* begin *

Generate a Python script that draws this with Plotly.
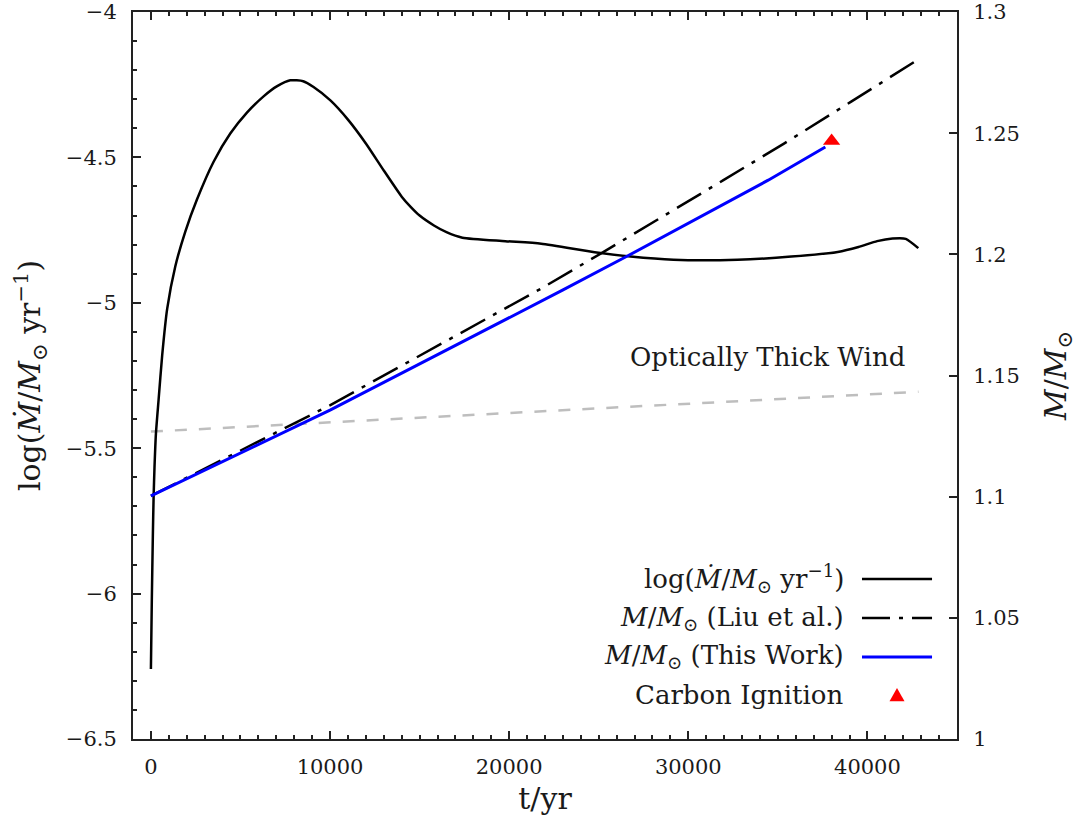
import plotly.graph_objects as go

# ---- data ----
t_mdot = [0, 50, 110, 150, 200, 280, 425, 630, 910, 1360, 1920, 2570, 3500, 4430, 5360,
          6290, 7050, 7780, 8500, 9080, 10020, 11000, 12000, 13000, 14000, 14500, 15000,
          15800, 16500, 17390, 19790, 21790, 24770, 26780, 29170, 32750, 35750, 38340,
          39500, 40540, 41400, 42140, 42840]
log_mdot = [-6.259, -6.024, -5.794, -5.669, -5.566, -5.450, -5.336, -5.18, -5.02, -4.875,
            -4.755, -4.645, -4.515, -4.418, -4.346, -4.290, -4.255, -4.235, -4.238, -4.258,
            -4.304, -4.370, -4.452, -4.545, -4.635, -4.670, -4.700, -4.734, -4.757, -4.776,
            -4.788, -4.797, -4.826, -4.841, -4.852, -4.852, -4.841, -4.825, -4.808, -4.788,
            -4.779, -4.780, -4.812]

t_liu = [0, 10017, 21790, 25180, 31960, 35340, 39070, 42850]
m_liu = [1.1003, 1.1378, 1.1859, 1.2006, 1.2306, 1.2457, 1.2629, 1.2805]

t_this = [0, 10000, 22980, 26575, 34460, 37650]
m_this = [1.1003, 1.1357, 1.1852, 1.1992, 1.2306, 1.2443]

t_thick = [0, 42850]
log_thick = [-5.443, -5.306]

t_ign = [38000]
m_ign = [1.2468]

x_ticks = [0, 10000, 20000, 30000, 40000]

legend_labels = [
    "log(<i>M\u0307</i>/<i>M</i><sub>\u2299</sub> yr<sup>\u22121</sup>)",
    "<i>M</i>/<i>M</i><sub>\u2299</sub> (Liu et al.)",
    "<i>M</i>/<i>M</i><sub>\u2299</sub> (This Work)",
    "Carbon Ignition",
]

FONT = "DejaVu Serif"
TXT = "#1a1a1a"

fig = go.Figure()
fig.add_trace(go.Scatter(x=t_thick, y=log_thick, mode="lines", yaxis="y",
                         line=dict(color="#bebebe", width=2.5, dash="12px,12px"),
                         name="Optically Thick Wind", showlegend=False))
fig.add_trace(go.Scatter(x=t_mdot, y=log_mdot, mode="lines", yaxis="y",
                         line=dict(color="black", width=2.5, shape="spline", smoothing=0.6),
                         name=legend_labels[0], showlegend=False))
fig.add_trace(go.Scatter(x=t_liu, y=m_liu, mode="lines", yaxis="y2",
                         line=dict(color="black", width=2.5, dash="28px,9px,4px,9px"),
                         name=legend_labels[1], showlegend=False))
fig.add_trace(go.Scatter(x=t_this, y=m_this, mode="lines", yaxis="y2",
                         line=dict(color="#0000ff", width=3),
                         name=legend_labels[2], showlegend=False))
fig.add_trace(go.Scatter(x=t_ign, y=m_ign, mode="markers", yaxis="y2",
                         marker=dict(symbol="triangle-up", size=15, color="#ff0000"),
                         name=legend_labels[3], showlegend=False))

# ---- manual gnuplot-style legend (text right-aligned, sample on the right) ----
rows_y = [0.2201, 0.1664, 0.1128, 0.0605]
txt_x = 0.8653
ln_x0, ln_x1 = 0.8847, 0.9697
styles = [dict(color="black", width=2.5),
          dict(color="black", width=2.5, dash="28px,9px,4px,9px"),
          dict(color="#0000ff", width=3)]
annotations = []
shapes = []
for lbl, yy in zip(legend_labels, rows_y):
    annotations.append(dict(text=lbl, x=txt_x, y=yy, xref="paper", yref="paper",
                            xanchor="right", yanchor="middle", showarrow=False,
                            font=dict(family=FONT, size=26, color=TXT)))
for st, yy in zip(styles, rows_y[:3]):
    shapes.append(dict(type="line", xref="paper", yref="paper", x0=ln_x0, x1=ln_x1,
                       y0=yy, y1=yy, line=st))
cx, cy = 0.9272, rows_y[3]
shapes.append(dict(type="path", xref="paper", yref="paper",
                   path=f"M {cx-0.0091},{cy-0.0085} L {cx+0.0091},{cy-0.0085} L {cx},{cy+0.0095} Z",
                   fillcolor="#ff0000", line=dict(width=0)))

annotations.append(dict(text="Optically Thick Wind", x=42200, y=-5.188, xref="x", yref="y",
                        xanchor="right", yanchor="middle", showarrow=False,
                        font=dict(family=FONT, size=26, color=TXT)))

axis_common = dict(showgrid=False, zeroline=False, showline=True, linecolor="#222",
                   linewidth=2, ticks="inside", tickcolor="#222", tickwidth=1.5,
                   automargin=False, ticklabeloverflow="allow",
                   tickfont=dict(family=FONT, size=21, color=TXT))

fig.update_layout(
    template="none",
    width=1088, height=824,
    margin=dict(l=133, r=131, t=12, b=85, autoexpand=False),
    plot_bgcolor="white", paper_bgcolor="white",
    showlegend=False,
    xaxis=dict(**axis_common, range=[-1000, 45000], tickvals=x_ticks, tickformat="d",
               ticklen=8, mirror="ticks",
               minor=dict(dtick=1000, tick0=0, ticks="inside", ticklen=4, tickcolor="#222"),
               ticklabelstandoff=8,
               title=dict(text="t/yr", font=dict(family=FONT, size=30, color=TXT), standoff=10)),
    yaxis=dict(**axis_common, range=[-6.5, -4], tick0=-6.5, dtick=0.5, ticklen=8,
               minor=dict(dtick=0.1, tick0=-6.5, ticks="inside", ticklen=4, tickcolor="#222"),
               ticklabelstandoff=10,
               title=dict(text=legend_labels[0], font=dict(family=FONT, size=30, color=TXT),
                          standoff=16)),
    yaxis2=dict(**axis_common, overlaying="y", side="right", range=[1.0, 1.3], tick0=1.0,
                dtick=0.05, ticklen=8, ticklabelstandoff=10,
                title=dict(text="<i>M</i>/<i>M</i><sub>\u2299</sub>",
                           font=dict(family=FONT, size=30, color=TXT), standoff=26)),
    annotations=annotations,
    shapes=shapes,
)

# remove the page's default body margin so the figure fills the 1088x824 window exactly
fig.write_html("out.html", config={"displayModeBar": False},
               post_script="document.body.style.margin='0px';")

* end *
* begin *

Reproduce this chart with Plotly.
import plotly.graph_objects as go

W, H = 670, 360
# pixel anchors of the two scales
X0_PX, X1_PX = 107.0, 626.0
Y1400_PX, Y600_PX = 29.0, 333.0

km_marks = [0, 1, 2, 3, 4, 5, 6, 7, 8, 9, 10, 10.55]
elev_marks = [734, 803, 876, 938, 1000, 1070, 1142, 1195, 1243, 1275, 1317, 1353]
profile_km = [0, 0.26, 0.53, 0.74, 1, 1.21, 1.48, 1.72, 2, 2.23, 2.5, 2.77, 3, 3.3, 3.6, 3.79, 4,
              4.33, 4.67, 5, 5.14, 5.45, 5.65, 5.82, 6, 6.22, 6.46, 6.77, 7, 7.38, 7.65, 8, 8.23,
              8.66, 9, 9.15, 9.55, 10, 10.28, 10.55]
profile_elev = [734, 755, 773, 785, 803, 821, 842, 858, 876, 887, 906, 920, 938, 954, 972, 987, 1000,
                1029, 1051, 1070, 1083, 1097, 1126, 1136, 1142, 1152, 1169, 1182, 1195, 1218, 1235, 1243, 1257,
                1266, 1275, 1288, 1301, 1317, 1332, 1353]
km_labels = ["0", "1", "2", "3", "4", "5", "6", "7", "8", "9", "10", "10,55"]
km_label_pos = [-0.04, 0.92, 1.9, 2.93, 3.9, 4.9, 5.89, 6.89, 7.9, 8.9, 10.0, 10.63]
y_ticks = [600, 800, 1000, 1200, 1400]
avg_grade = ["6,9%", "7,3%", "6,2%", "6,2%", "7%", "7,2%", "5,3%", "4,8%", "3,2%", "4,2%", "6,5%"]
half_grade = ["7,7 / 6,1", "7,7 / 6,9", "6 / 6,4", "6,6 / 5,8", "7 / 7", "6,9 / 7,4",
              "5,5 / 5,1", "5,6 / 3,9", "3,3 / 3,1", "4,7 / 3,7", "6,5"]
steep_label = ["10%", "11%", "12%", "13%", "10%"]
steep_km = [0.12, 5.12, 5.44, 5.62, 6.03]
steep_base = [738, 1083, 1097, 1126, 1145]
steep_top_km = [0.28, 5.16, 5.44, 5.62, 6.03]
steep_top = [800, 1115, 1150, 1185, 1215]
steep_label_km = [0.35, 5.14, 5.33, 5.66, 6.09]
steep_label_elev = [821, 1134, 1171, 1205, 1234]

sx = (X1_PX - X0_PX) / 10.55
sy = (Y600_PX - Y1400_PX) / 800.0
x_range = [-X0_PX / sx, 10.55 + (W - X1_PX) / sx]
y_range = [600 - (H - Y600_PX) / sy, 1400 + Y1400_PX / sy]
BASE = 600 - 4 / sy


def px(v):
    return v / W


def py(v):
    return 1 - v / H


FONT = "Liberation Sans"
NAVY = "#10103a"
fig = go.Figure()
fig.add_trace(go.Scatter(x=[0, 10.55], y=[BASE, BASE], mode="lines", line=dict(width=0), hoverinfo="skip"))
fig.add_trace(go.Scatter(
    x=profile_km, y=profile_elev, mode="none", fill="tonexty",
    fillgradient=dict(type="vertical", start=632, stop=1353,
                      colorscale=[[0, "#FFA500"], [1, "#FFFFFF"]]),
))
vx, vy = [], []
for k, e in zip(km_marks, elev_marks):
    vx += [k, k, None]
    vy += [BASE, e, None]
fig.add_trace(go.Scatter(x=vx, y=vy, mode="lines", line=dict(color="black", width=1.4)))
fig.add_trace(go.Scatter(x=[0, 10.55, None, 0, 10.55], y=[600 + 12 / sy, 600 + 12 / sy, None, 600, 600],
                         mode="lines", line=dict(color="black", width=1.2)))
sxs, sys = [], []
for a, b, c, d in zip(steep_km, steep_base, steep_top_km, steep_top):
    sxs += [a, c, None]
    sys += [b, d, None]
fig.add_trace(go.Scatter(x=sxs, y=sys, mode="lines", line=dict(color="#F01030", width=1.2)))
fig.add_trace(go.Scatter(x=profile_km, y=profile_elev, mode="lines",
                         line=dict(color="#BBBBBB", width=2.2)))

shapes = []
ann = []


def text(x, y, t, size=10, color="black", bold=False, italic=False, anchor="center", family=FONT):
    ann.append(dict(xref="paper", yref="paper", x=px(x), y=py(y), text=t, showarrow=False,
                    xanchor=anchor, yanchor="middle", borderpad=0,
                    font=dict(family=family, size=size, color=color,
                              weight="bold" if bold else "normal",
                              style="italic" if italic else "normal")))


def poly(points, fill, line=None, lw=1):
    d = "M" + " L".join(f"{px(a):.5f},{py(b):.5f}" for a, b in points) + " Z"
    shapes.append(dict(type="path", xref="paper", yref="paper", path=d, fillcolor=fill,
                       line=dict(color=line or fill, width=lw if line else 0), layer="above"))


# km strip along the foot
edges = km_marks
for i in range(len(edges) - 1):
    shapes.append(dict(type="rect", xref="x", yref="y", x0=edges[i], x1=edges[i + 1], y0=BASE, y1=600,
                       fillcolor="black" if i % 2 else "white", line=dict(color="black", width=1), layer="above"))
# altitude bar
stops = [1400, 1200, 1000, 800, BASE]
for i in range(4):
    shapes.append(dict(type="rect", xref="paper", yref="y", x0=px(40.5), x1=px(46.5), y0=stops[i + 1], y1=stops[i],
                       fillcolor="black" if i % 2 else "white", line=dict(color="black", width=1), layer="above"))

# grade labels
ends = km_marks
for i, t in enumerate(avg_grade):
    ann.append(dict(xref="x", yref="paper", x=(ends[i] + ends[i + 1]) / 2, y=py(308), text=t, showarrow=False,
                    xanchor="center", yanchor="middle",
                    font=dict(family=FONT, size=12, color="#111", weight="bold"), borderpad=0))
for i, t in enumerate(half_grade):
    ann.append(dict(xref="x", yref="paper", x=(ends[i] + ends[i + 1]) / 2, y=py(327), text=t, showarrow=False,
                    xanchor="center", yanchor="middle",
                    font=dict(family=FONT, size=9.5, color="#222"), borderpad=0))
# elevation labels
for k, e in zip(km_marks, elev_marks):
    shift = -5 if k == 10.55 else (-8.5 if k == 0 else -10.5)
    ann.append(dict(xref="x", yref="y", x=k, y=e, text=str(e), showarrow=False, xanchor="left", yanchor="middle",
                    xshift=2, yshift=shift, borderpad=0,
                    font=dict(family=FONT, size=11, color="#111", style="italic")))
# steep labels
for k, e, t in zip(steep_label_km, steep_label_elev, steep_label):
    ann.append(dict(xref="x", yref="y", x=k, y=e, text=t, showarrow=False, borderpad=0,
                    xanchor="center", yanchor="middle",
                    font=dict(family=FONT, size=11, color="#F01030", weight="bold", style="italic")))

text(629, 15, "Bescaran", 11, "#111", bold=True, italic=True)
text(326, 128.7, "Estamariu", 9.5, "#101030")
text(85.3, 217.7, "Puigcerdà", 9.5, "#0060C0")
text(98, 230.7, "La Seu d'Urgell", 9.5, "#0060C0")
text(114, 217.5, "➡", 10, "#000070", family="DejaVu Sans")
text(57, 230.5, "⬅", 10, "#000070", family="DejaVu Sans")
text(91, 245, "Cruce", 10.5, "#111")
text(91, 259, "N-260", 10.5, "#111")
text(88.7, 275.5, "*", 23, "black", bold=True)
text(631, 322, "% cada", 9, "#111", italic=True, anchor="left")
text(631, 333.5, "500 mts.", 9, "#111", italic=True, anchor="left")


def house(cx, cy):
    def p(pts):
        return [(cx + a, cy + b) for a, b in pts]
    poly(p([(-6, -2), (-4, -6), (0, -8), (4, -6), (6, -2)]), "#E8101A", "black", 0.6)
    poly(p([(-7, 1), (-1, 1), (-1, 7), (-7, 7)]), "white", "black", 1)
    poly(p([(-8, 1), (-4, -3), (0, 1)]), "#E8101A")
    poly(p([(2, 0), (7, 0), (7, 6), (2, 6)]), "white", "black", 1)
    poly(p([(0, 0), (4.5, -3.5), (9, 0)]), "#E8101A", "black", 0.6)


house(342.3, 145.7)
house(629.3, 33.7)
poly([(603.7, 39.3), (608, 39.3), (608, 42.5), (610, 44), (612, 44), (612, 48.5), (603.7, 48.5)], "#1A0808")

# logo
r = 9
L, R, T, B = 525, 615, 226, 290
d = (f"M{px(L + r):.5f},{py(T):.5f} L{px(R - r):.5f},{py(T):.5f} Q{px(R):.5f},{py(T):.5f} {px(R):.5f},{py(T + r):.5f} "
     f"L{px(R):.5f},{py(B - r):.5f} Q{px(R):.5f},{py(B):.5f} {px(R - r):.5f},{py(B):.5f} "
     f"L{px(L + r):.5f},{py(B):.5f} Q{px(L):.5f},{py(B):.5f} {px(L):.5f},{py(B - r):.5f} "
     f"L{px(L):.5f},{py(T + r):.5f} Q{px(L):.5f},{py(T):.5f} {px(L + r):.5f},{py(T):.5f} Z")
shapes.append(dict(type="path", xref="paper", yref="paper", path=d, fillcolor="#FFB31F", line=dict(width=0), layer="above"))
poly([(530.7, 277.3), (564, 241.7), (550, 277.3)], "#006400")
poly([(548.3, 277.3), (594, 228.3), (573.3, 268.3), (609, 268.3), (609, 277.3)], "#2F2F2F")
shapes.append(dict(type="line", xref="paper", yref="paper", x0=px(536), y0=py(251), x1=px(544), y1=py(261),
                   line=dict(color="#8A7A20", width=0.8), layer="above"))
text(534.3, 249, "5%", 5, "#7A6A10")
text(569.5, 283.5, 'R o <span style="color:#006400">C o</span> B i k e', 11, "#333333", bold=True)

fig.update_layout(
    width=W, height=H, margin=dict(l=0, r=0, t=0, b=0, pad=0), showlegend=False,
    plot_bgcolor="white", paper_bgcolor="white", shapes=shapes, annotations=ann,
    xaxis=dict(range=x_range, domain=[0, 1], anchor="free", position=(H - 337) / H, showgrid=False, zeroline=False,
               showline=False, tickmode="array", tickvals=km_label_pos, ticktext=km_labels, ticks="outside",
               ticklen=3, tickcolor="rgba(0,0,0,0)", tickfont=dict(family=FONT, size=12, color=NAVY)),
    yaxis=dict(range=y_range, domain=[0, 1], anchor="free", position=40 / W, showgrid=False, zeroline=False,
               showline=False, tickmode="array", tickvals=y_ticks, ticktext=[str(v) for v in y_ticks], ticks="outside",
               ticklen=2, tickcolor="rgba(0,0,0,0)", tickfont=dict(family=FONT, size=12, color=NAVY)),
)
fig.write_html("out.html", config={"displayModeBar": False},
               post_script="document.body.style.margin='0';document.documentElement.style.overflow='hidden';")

* end *
* begin *

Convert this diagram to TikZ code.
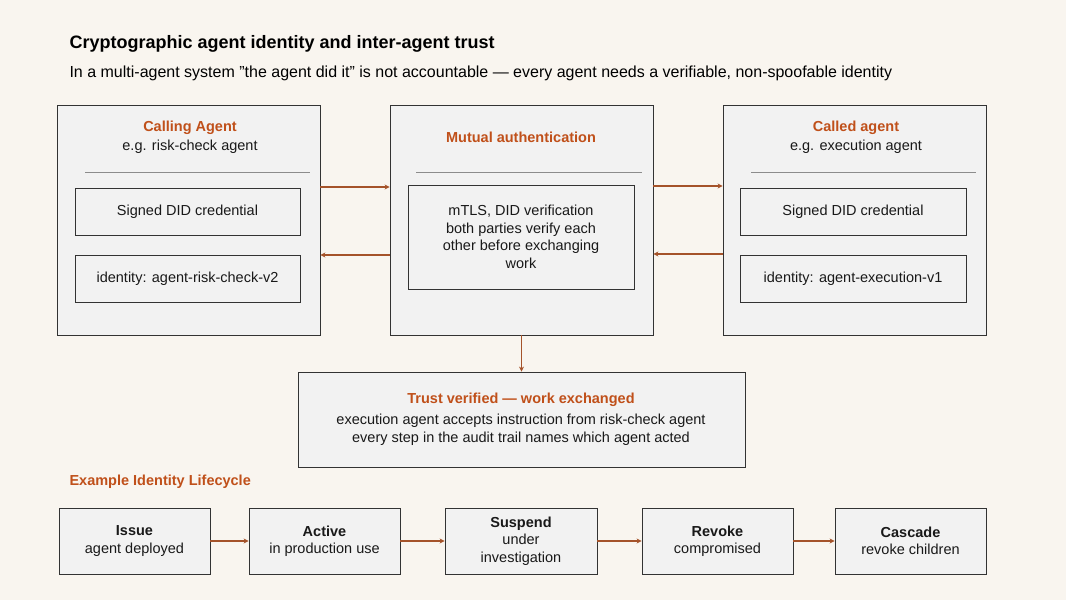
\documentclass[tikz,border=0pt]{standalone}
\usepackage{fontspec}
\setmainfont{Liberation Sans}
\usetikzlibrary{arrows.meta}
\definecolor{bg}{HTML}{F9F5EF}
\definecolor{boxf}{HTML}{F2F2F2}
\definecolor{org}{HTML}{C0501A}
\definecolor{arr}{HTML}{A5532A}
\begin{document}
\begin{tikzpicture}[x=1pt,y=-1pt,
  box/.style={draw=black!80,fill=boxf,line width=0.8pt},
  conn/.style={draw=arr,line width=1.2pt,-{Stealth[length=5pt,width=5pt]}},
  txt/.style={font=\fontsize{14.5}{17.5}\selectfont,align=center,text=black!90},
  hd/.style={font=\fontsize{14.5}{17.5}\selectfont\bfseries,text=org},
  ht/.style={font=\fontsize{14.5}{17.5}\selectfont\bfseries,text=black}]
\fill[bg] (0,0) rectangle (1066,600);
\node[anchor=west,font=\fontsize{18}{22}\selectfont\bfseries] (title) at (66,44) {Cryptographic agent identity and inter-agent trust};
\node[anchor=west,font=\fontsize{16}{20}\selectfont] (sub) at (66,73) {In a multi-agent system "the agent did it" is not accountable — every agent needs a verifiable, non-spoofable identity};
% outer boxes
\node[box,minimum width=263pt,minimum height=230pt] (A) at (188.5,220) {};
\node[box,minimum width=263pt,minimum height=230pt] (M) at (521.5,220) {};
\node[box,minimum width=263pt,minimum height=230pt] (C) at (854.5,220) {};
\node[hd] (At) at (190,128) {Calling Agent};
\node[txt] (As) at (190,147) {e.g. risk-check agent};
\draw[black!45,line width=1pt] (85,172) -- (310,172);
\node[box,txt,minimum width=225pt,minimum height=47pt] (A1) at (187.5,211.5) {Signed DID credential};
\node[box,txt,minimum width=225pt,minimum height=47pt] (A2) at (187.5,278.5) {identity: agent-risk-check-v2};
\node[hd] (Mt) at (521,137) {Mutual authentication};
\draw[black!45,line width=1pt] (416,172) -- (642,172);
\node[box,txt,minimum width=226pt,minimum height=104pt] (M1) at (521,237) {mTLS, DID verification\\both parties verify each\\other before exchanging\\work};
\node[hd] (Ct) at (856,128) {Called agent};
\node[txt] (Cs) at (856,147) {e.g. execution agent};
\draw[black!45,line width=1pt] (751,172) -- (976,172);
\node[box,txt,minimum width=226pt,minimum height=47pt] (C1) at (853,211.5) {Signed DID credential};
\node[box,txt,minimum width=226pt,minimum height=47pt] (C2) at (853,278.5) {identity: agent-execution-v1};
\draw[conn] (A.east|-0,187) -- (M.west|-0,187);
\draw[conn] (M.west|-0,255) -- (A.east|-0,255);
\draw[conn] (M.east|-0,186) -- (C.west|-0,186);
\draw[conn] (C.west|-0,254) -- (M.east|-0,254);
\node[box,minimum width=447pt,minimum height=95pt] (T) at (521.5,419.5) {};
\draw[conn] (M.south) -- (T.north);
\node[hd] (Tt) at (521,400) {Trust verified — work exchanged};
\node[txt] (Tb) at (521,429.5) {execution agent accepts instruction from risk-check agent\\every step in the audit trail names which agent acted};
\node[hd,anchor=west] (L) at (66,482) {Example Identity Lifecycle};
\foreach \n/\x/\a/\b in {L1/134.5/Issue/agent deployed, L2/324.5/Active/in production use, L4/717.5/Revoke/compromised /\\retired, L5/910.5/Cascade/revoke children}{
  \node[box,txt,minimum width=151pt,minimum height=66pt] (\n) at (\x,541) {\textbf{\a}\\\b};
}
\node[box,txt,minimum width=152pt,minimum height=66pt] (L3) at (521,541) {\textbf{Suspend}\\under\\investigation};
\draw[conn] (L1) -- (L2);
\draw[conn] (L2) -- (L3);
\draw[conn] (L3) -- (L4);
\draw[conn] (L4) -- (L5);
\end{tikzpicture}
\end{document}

* end *

◆ Set problem ◆
Nothing but the lines from the one containing "Generate a Python" through the one containing "-4.779, -4.780, -4.812]" should appear in your copy, exactly as written and without pictures.

◆ Full answer ◆
Generate a Python script that draws this with Plotly.
import plotly.graph_objects as go

# ---- data ----
t_mdot = [0, 50, 110, 150, 200, 280, 425, 630, 910, 1360, 1920, 2570, 3500, 4430, 5360,
          6290, 7050, 7780, 8500, 9080, 10020, 11000, 12000, 13000, 14000, 14500, 15000,
          15800, 16500, 17390, 19790, 21790, 24770, 26780, 29170, 32750, 35750, 38340,
          39500, 40540, 41400, 42140, 42840]
log_mdot = [-6.259, -6.024, -5.794, -5.669, -5.566, -5.450, -5.336, -5.18, -5.02, -4.875,
            -4.755, -4.645, -4.515, -4.418, -4.346, -4.290, -4.255, -4.235, -4.238, -4.258,
            -4.304, -4.370, -4.452, -4.545, -4.635, -4.670, -4.700, -4.734, -4.757, -4.776,
            -4.788, -4.797, -4.826, -4.841, -4.852, -4.852, -4.841, -4.825, -4.808, -4.788,
            -4.779, -4.780, -4.812]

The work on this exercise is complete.